_Request:_
Show each line of the data below that has the string "this" in it.

_Record list:_

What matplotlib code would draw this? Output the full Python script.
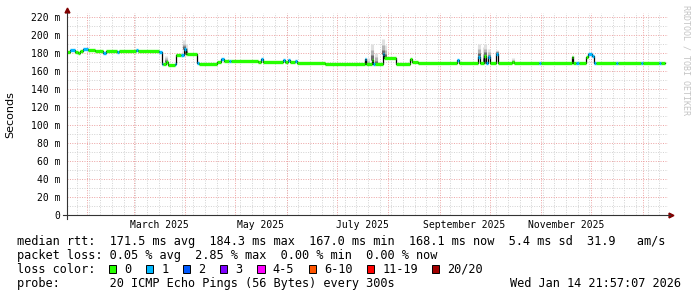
import numpy as np
import pandas as pd
import matplotlib
matplotlib.use('Agg')
import matplotlib.pyplot as plt
import matplotlib.dates as mdates
from matplotlib.patches import Rectangle

# graph window
t_start = pd.Timestamp('2025-01-20 03:36')
t_end = pd.Timestamp('2026-01-16 09:36')

# median rtt as steps: segment start (days after t_start), value (ms), loss bucket
seg_day = [0, 1.8, 4.8, 6.6, 8, 9.6, 12.6, 16.8, 21.6, 23.5, 30.1, 31.3, 41.5, 42.7,
           55.3, 57.1, 58, 59.5, 60.7, 64.9, 65.5, 68.5, 70.4, 71.6, 72.2, 78.2, 79.4,
           90.2, 92.5, 94.4, 97.4, 98.6, 114.9, 116.7, 117.9, 129.9, 131.1, 132.9, 134.1,
           137.1, 138.3, 155.1, 179.2, 179.8, 183.4, 184.0, 185.2, 190.0, 190.8, 197.8,
           206.3, 207.5, 211.1, 234.5, 235.7, 247.1, 248.3, 250.8, 252.0, 253.2, 254.4,
           258.0, 259.2, 267.6, 268.8, 284.0, 285.2, 303.7, 304.3, 306.0, 308.0, 312.1,
           313.3, 315.7, 316.9, 318.1, 330.0, 331.0, 345.0, 346.0, 356.0, 357.0]
seg_ms = [181, 182.5, 181, 179.5, 182, 184, 183, 182, 179.5, 182, 180.5, 182, 183, 182,
          181, 167, 167, 170, 166.5, 167.5, 177.5, 177, 184, 179, 178, 168.5, 167.5,
          170, 173.5, 171, 171, 171, 169.5, 173, 169.5, 172, 169.5, 172, 169.5,
          171, 169, 167.5, 172.5, 167, 172, 167, 167, 178, 174.5, 167.5,
          173, 169.5, 168.5, 172, 168.5, 175, 168.5, 176, 169, 175, 168.5,
          179, 168.5, 170, 168.5, 168.5, 168.5, 175, 168.5, 168.5, 168.5, 175,
          178, 176, 168.5, 168.5, 169, 168.5, 169, 168.5, 169, 168.5]
seg_loss = [0, 1, 0, 0, 0, 1, 0, 0, 1, 0, 1, 0, 1, 0,
            1, 1, 0, 0, 0, 1, 0, 1, 1, 0, 0, 1, 0,
            0, 1, 0, 1, 0, 0, 1, 0, 1, 0, 1, 0,
            1, 0, 0, 1, 0, 0, 1, 0, 1, 0, 0,
            0, 0, 0, 1, 0, 1, 0, 0, 1, 1, 0,
            1, 0, 0, 0, 1, 0, 0, 0, 1, 0, 0,
            1, 1, 1, 0, 1, 0, 1, 0, 1, 0]
data_end = 359.6

# smoke spikes: day, highest ping (ms)
smoke_day = [59.6, 66.0, 70.6, 71.8, 181.0, 183.6, 186.0, 190.2, 191.0, 247.5, 250.4,
             251.2, 253.5, 258.4, 268.0, 303.9]
smoke_top = [176, 179, 194, 190, 174, 190, 180, 195, 188, 190, 186, 190, 184, 183, 174, 176]

y_ticks = [0, 20, 40, 60, 80, 100, 120, 140, 160, 180, 200, 220]
month_labels = ['March 2025', 'May 2025', 'July 2025', 'September 2025', 'November 2025']
month_starts = ['2025-03-01', '2025-05-01', '2025-07-01', '2025-09-01', '2025-11-01']

loss_labels = ['0', '1', '2', '3', '4-5', '6-10', '11-19', '20/20']
loss_colors = ['#26ff00', '#00b8ff', '#0059ff', '#7e00ff', '#ff00ff', '#ff5500', '#ff0000', '#a10000']

rtt_line = 'median rtt:  171.5 ms avg  184.3 ms max  167.0 ms min  168.1 ms now  5.4 ms sd  31.9   am/s'
loss_line = 'packet loss: 0.05 % avg  2.85 % max  0.00 % min  0.00 % now'
probe_line = 'probe:       20 ICMP Echo Pings (56 Bytes) every 300s'
stamp = 'Wed Jan 14 21:57:07 2026'

W, H = 697, 297
MONO = 'DejaVu Sans Mono'


def fx(px):
    return px / W


def fy(py):
    return 1 - py / H


fig = plt.figure(figsize=(W / 100, H / 100), dpi=100)
ax = fig.add_axes([fx(67), fy(215), 601 / W, 202 / H])

x0 = mdates.date2num(t_start)
x1 = mdates.date2num(t_end)

# grid
for d in pd.date_range(t_start, t_end, freq='W-SUN'):
    ax.axvline(mdates.date2num(d), color='#d2d2d2', lw=0.7, ls=(0, (1, 1.5)), zorder=1)
for d in pd.date_range(t_start, t_end, freq='MS'):
    ax.axvline(mdates.date2num(d), color='#eca2a2', lw=0.7, ls=(0, (1, 1.5)), zorder=1.5)
for v in range(10, 220, 20):
    ax.axhline(v, color='#d2d2d2', lw=0.7, ls=(0, (1, 1.5)), zorder=1)
for v in y_ticks[1:]:
    ax.axhline(v, color='#eca2a2', lw=0.7, ls=(0, (1, 1.5)), zorder=1.5)

starts = x0 + np.array(seg_day)
ends = np.append(starts[1:], x0 + data_end)
ms = np.array(seg_ms)

# smoke
for d, top in zip(smoke_day, smoke_top):
    i = np.searchsorted(seg_day, d, side='right') - 1
    base = ms[i]
    xd = x0 + d
    ax.vlines(xd, base, top, color='#e0e0e0', lw=2.2, zorder=2)
    ax.vlines(xd, base, base + (top - base) * 0.6, color='#b4b4b4', lw=2.2, zorder=2.1)
    ax.vlines(xd, base, base + (top - base) * 0.3, color='#6a6a6a', lw=2.2, zorder=2.2)

# median
ax.step(np.append(starts, ends[-1]), np.append(ms, ms[-1]), where='post',
        color='black', lw=0.9, zorder=3)
ax.hlines(ms, starts, ends, colors=[loss_colors[l] for l in seg_loss], lw=2.4, zorder=4)

ax.set_xlim(x0, x1)
ax.set_ylim(0, 224)
for s in ax.spines.values():
    s.set_visible(False)

ax.set_yticks(y_ticks)
ax.set_yticklabels(['0'] + ['%d m' % v for v in y_ticks[1:]], family=MONO, fontsize=7)
mids = [mdates.date2num(pd.Timestamp(m) + pd.offsets.MonthBegin(1)) / 2 +
        mdates.date2num(pd.Timestamp(m)) / 2 for m in month_starts]
ax.set_xticks(mids)
ax.set_xticklabels(month_labels, family=MONO, fontsize=7)
ax.tick_params(axis='both', length=0)
ax.tick_params(axis='y', pad=5)
ax.tick_params(axis='x', pad=3.5)

# axes with arrows
ax.plot([-4 / 601, 1.003], [0, 0], color='#333333', lw=0.8, transform=ax.transAxes, clip_on=False, zorder=5)
ax.plot([0, 0], [-4 / 202, 1.0], color='#333333', lw=0.8, transform=ax.transAxes, clip_on=False, zorder=5)
ax.plot([1.005], [0], marker='>', color='#800000', markersize=3.5, transform=ax.transAxes, clip_on=False)
ax.plot([0], [1.015], marker='^', color='#800000', markersize=3.5, transform=ax.transAxes, clip_on=False)

fig.text(fx(10), fy(115), 'Seconds', rotation=90, ha='center', va='center', fontsize=8, family='DejaVu Sans')
fig.text(fx(686), fy(60), 'RRDTOOL / TOBI OETIKER', rotation=270, ha='center', va='center',
         fontsize=6, family=MONO, color='#c4c4c4')

# stats text
fs = 8.55
fig.text(fx(16.7), fy(245.3), rtt_line, family=MONO, fontsize=fs, va='baseline')
fig.text(fx(16.7), fy(259.3), loss_line, family=MONO, fontsize=fs, va='baseline')
fig.text(fx(16.7), fy(272.7), 'loss color:', family=MONO, fontsize=fs, va='baseline')
fig.text(fx(16.7), fy(286.7), probe_line, family=MONO, fontsize=fs, va='baseline')
fig.text(fx(681), fy(286.7), stamp, family=MONO, fontsize=fs, va='baseline', ha='right')

cw = 7.05
bx = 108.7
for lab, col in zip(loss_labels, loss_colors):
    fig.add_artist(Rectangle((fx(bx), fy(272.7)), 7.2 / W, 7.4 / H, transform=fig.transFigure,
                             facecolor=col, edgecolor='black', lw=0.7))
    fig.text(fx(bx + 15.3), fy(272.7), lab, family=MONO, fontsize=fs, va='baseline')
    bx = bx + 15.3 + len(lab) * cw + 14.8

fig.savefig('out.png', dpi=100)
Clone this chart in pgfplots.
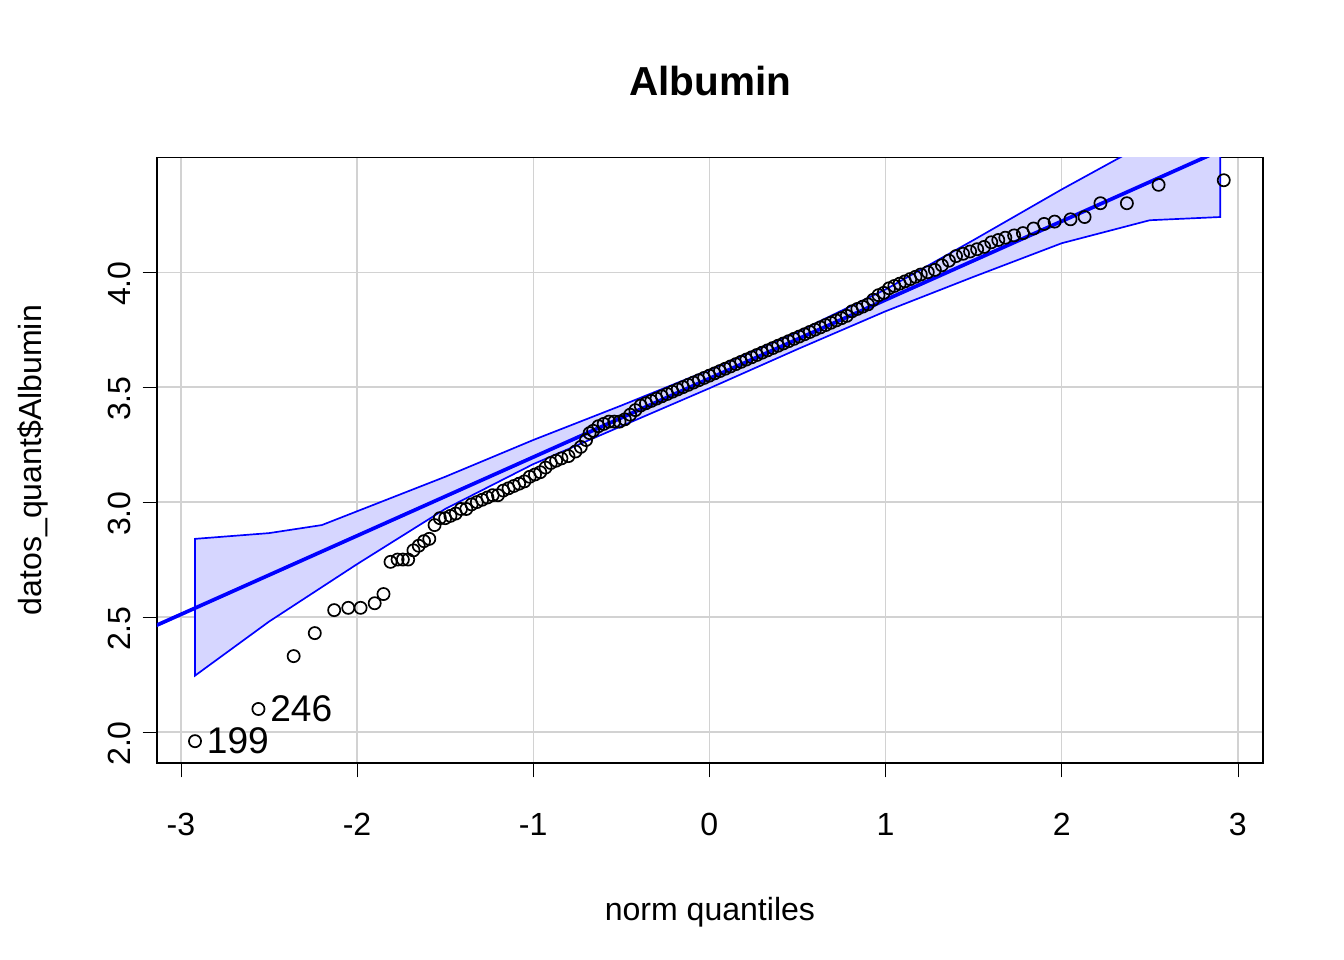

_Result of the exercise:_
What matplotlib code would draw this? Output the full Python script.
Clone this chart in pgfplots.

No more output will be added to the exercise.